§ Information provided
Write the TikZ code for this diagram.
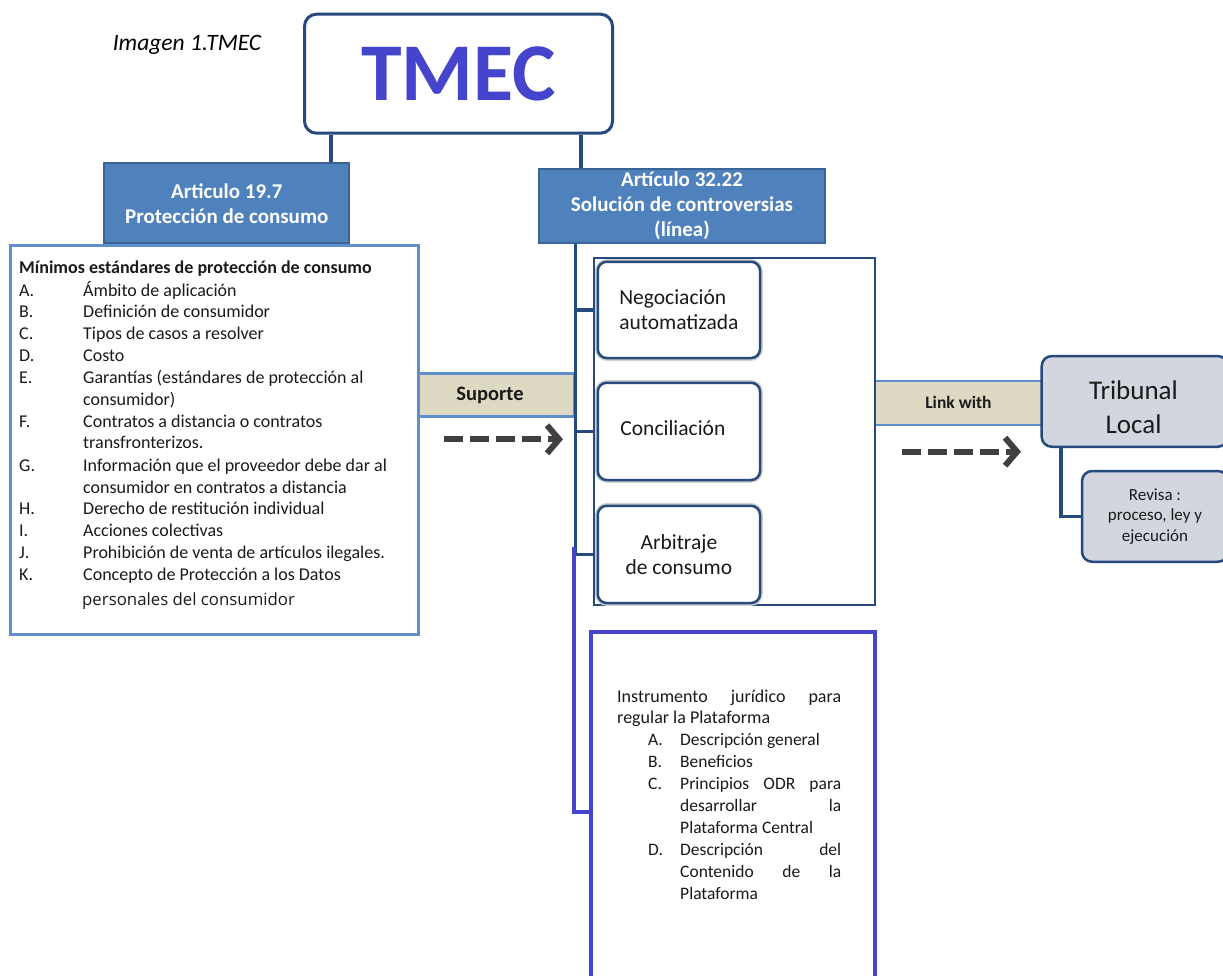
\documentclass[tikz,border=0pt]{standalone}
\usepackage{fontspec}
\setmainfont{Carlito}
\newfontfamily\altfont{Open Sans}
\usetikzlibrary{arrows.meta}
\definecolor{navy}{HTML}{264A7E}
\definecolor{artfill}{HTML}{4F81BD}
\definecolor{artline}{HTML}{3B6496}
\definecolor{paleblue}{HTML}{5F8FCA}
\definecolor{sand}{HTML}{DDD9C3}
\definecolor{indigo}{HTML}{4444CC}
\definecolor{greyfill}{HTML}{D3D6DE}
\definecolor{arrowgrey}{HTML}{404040}
\definecolor{ink}{HTML}{1A1A1A}

\tikzset{
  conn/.style={draw=navy, line width=3.5pt},
  artbox/.style={draw=artline, fill=artfill, line width=2pt, text=white,
    font=\bfseries\fontsize{21}{25}\selectfont, align=center, inner sep=0pt},
  band/.style={draw=paleblue, fill=sand, line width=2.5pt, inner sep=0pt, text=ink},
  optbox/.style={draw=navy, fill=white, rounded corners=9pt, line width=2.5pt,
    preaction={draw=black!18, line width=5.5pt, rounded corners=9pt},
    font=\fontsize{21.5}{25}\selectfont, text=ink, inner sep=0pt},
  greybox/.style={draw=navy, fill=greyfill, rounded corners=10pt, line width=2.5pt,
    text=ink, align=center, inner sep=0pt},
  dasharrow/.style={draw=arrowgrey, line width=6pt, dash pattern=on 19pt off 7pt,
    -{Straight Barb[length=12pt,width=28pt]}},
  listtxt/.style={anchor=base west, inner sep=0pt, text=ink,
    font=\fontsize{18}{22}\selectfont},
}

\begin{document}
\begin{tikzpicture}[x=1pt,y=-1pt]
\useasboundingbox (0,0) rectangle (1223,975);
\fill[white] (0,0) rectangle (1223,975);

% caption
\begin{scope}
  \clip (0,0) rectangle (300,53);
  \node[anchor=base west, inner sep=0pt, font=\itshape\fontsize{23.5}{28}\selectfont]
    (caption) at (112.6,50.7) {Imagen 1.TMEC};
\end{scope}

% root node
\node[draw=navy, line width=3pt, rounded corners=12pt, fill=white,
  minimum width=308, minimum height=119, inner sep=0pt,
  text=indigo, font=\bfseries\fontsize{82}{82}\selectfont]
  (tmec) at (458.5,73.7) {TMEC};

% article headers
\node[artbox, minimum width=245, minimum height=80] (art19) at (226.8,203.3)
  {Articulo 19.7\\Protección de consumo};
\node[artbox, minimum width=286, minimum height=73.7] (art32) at (682,205.8)
  {Artículo 32.22\\Solución de controversias\\(línea)};

\coordinate (c19) at (331.2,0);
\coordinate (c32) at (581,0);
\draw[conn] (tmec.south -| c19) -- (art19.north -| c19);
\draw[conn] (tmec.south -| c32) -- (art32.north -| c32);

% "Suporte" band, then the standards list over its left end
\node[band, minimum width=156, minimum height=43.4,
  font=\bfseries\fontsize{20.5}{24}\selectfont] (suporte) at (496,395)
  {\raisebox{-3pt}{Suporte\hspace*{12pt}}};

\node[draw=paleblue, line width=3pt, fill=white, minimum width=408,
  minimum height=389, inner sep=0pt] (listbox) at (214,439.5) {};

\node[listtxt, font=\bfseries\fontsize{18}{22}\selectfont] (ltitle) at (19,273.8)
  {Mínimos estándares de protección de consumo};
\foreach \lab/\txt/\yy [count=\i] in {
  A./Ámbito de aplicación/290.7,
  B./Definición de consumidor/312.3,
  C./Tipos de casos a resolver/334.3,
  D./Costo/356.3,
  E./Garantías (estándares de protección al/378,
  {}/consumidor)/400,
  F./Contratos a distancia o contratos/422,
  {}/transfronterizos./443.3,
  G./Información que el proveedor debe dar al/465.7,
  {}/consumidor en contratos a distancia/487.7,
  H./Derecho de restitución individual/509.3,
  I./Acciones colectivas/531.3,
  J./Prohibición de venta de artículos ilegales./553.3,
  K./Concepto de Protección a los Datos/575.3}{
  \node[listtxt] (llab\i) at (19,\yy+5.5) {\lab};
  \node[listtxt] (ltxt\i) at (83,\yy+5.5) {\txt};
}
\node[listtxt, font=\altfont\fontsize{16.8}{20}\selectfont] (lend) at (82,605.5)
  {personales del consumidor};

\coordinate (a1s) at (444,439.3);
\coordinate (a1e) at (563,439.3);
\draw[dasharrow] (a1s) -- (a1e);

% "Link with" band
\node[band, minimum width=166.7, minimum height=44.3,
  font=\bfseries\fontsize{17.5}{20}\selectfont] (link) at (958.4,402.9) {Link with};

% resolution mechanisms
\node[draw=navy, line width=2.5pt, fill=white, minimum width=281,
  minimum height=347.3, inner sep=0pt] (cont) at (734.5,431.4) {};
\node[optbox, minimum width=162.3, minimum height=96.3, align=left] (neg)
  at (678.9,309.9) {Negociación\\automatizada};
\node[optbox, minimum width=162.3, minimum height=97.3] (conc)
  at (678.9,431.4) {\raisebox{7pt}{Conciliación\hspace{12pt}}};
\node[optbox, minimum width=162.3, minimum height=97.3, align=center] (arb)
  at (678.9,554.4) {Arbitraje\\de consumo};

\coordinate (trunk) at (575.5,0);
\draw[conn] (art32.south -| trunk) -- (trunk |- arb) -- (cont.west |- arb);
\draw[conn] (trunk |- neg) -- (cont.west |- neg);
\draw[conn] (trunk |- conc) -- (cont.west |- conc);

% legal instrument box
\node[draw=indigo, line width=4pt, minimum width=284, minimum height=370,
  inner sep=0pt] (instr) at (733,817) {};
\coordinate (bluetop) at (574,547);
\coordinate (bluejoin) at (0,812);
\draw[draw=indigo, line width=4pt] (bluetop) |- (instr.west |- bluejoin);

\node[listtxt] (i1) at (617,702) {\hbox to 224pt{Instrumento\hfill jurídico\hfill para}};
\node[listtxt] (i2) at (617,723) {regular la Plataforma};
\foreach \lab/\txt/\yy [count=\i] in {
  A./Descripción general/745,
  B./Beneficios/767,
  C./\hbox to 161pt{Principios\hfill ODR\hfill para}/789,
  {}/\hbox to 161pt{desarrollar\hfill la}/811,
  {}/Plataforma Central/833,
  D./\hbox to 161pt{Descripción\hfill del}/855,
  {}/\hbox to 161pt{Contenido\hfill de\hfill la}/877,
  {}/Plataforma/899}{
  \node[listtxt, font=\fontsize{17.5}{22}\selectfont] (ilab\i) at (648,\yy) {\lab};
  \node[listtxt, font=\fontsize{17.5}{22}\selectfont] (itxt\i) at (680,\yy) {\txt};
}

% local court
\node[greybox, minimum width=186, minimum height=90.7] (trib) at (1134.7,401.4) {};
\node[align=center, inner sep=0pt, text=ink, font=\fontsize{27}{34}\selectfont]
  (tribtxt) at (1133.5,407) {Tribunal\\Local};
\node[greybox, minimum width=146, minimum height=90.7,
  font=\fontsize{17}{20.5}\selectfont] (revisa) at (1155,516.4)
  {Revisa :\\proceso, ley y\\ejecución};
\coordinate (tv) at (1061,0);
\draw[conn] (trib.south -| tv) |- (revisa.west);

\coordinate (a2s) at (902,451.7);
\coordinate (a2e) at (1021,451.7);
\draw[dasharrow] (a2s) -- (a2e);
\end{tikzpicture}
\end{document}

§ Work to be completed
Except for the pictures, give all the material above again verbatim.

§ Result of the exercise
Write the TikZ code for this diagram.
\documentclass[tikz,border=0pt]{standalone}
\usepackage{fontspec}
\setmainfont{Carlito}
\newfontfamily\altfont{Open Sans}
\usetikzlibrary{arrows.meta}
\definecolor{navy}{HTML}{264A7E}
\definecolor{artfill}{HTML}{4F81BD}
\definecolor{artline}{HTML}{3B6496}
\definecolor{paleblue}{HTML}{5F8FCA}
\definecolor{sand}{HTML}{DDD9C3}
\definecolor{indigo}{HTML}{4444CC}
\definecolor{greyfill}{HTML}{D3D6DE}
\definecolor{arrowgrey}{HTML}{404040}
\definecolor{ink}{HTML}{1A1A1A}

\tikzset{
  conn/.style={draw=navy, line width=3.5pt},
  artbox/.style={draw=artline, fill=artfill, line width=2pt, text=white,
    font=\bfseries\fontsize{21}{25}\selectfont, align=center, inner sep=0pt},
  band/.style={draw=paleblue, fill=sand, line width=2.5pt, inner sep=0pt, text=ink},
  optbox/.style={draw=navy, fill=white, rounded corners=9pt, line width=2.5pt,
    preaction={draw=black!18, line width=5.5pt, rounded corners=9pt},
    font=\fontsize{21.5}{25}\selectfont, text=ink, inner sep=0pt},
  greybox/.style={draw=navy, fill=greyfill, rounded corners=10pt, line width=2.5pt,
    text=ink, align=center, inner sep=0pt},
  dasharrow/.style={draw=arrowgrey, line width=6pt, dash pattern=on 19pt off 7pt,
    -{Straight Barb[length=12pt,width=28pt]}},
  listtxt/.style={anchor=base west, inner sep=0pt, text=ink,
    font=\fontsize{18}{22}\selectfont},
}

\begin{document}
\begin{tikzpicture}[x=1pt,y=-1pt]
\useasboundingbox (0,0) rectangle (1223,975);
\fill[white] (0,0) rectangle (1223,975);

% caption
\begin{scope}
  \clip (0,0) rectangle (300,53);
  \node[anchor=base west, inner sep=0pt, font=\itshape\fontsize{23.5}{28}\selectfont]
    (caption) at (112.6,50.7) {Imagen 1.TMEC};
\end{scope}

% root node
\node[draw=navy, line width=3pt, rounded corners=12pt, fill=white,
  minimum width=308, minimum height=119, inner sep=0pt,
  text=indigo, font=\bfseries\fontsize{82}{82}\selectfont]
  (tmec) at (458.5,73.7) {TMEC};

% article headers
\node[artbox, minimum width=245, minimum height=80] (art19) at (226.8,203.3)
  {Articulo 19.7\\Protección de consumo};
\node[artbox, minimum width=286, minimum height=73.7] (art32) at (682,205.8)
  {Artículo 32.22\\Solución de controversias\\(línea)};

\coordinate (c19) at (331.2,0);
\coordinate (c32) at (581,0);
\draw[conn] (tmec.south -| c19) -- (art19.north -| c19);
\draw[conn] (tmec.south -| c32) -- (art32.north -| c32);

% "Suporte" band, then the standards list over its left end
\node[band, minimum width=156, minimum height=43.4,
  font=\bfseries\fontsize{20.5}{24}\selectfont] (suporte) at (496,395)
  {\raisebox{-3pt}{Suporte\hspace*{12pt}}};

\node[draw=paleblue, line width=3pt, fill=white, minimum width=408,
  minimum height=389, inner sep=0pt] (listbox) at (214,439.5) {};

\node[listtxt, font=\bfseries\fontsize{18}{22}\selectfont] (ltitle) at (19,273.8)
  {Mínimos estándares de protección de consumo};
\foreach \lab/\txt/\yy [count=\i] in {
  A./Ámbito de aplicación/290.7,
  B./Definición de consumidor/312.3,
  C./Tipos de casos a resolver/334.3,
  D./Costo/356.3,
  E./Garantías (estándares de protección al/378,
  {}/consumidor)/400,
  F./Contratos a distancia o contratos/422,
  {}/transfronterizos./443.3,
  G./Información que el proveedor debe dar al/465.7,
  {}/consumidor en contratos a distancia/487.7,
  H./Derecho de restitución individual/509.3,
  I./Acciones colectivas/531.3,
  J./Prohibición de venta de artículos ilegales./553.3,
  K./Concepto de Protección a los Datos/575.3}{
  \node[listtxt] (llab\i) at (19,\yy+5.5) {\lab};
  \node[listtxt] (ltxt\i) at (83,\yy+5.5) {\txt};
}
\node[listtxt, font=\altfont\fontsize{16.8}{20}\selectfont] (lend) at (82,605.5)
  {personales del consumidor};

\coordinate (a1s) at (444,439.3);
\coordinate (a1e) at (563,439.3);
\draw[dasharrow] (a1s) -- (a1e);

% "Link with" band
\node[band, minimum width=166.7, minimum height=44.3,
  font=\bfseries\fontsize{17.5}{20}\selectfont] (link) at (958.4,402.9) {Link with};

% resolution mechanisms
\node[draw=navy, line width=2.5pt, fill=white, minimum width=281,
  minimum height=347.3, inner sep=0pt] (cont) at (734.5,431.4) {};
\node[optbox, minimum width=162.3, minimum height=96.3, align=left] (neg)
  at (678.9,309.9) {Negociación\\automatizada};
\node[optbox, minimum width=162.3, minimum height=97.3] (conc)
  at (678.9,431.4) {\raisebox{7pt}{Conciliación\hspace{12pt}}};
\node[optbox, minimum width=162.3, minimum height=97.3, align=center] (arb)
  at (678.9,554.4) {Arbitraje\\de consumo};

\coordinate (trunk) at (575.5,0);
\draw[conn] (art32.south -| trunk) -- (trunk |- arb) -- (cont.west |- arb);
\draw[conn] (trunk |- neg) -- (cont.west |- neg);
\draw[conn] (trunk |- conc) -- (cont.west |- conc);

% legal instrument box
\node[draw=indigo, line width=4pt, minimum width=284, minimum height=370,
  inner sep=0pt] (instr) at (733,817) {};
\coordinate (bluetop) at (574,547);
\coordinate (bluejoin) at (0,812);
\draw[draw=indigo, line width=4pt] (bluetop) |- (instr.west |- bluejoin);

\node[listtxt] (i1) at (617,702) {\hbox to 224pt{Instrumento\hfill jurídico\hfill para}};
\node[listtxt] (i2) at (617,723) {regular la Plataforma};
\foreach \lab/\txt/\yy [count=\i] in {
  A./Descripción general/745,
  B./Beneficios/767,
  C./\hbox to 161pt{Principios\hfill ODR\hfill para}/789,
  {}/\hbox to 161pt{desarrollar\hfill la}/811,
  {}/Plataforma Central/833,
  D./\hbox to 161pt{Descripción\hfill del}/855,
  {}/\hbox to 161pt{Contenido\hfill de\hfill la}/877,
  {}/Plataforma/899}{
  \node[listtxt, font=\fontsize{17.5}{22}\selectfont] (ilab\i) at (648,\yy) {\lab};
  \node[listtxt, font=\fontsize{17.5}{22}\selectfont] (itxt\i) at (680,\yy) {\txt};
}

% local court
\node[greybox, minimum width=186, minimum height=90.7] (trib) at (1134.7,401.4) {};
\node[align=center, inner sep=0pt, text=ink, font=\fontsize{27}{34}\selectfont]
  (tribtxt) at (1133.5,407) {Tribunal\\Local};
\node[greybox, minimum width=146, minimum height=90.7,
  font=\fontsize{17}{20.5}\selectfont] (revisa) at (1155,516.4)
  {Revisa :\\proceso, ley y\\ejecución};
\coordinate (tv) at (1061,0);
\draw[conn] (trib.south -| tv) |- (revisa.west);

\coordinate (a2s) at (902,451.7);
\coordinate (a2e) at (1021,451.7);
\draw[dasharrow] (a2s) -- (a2e);
\end{tikzpicture}
\end{document}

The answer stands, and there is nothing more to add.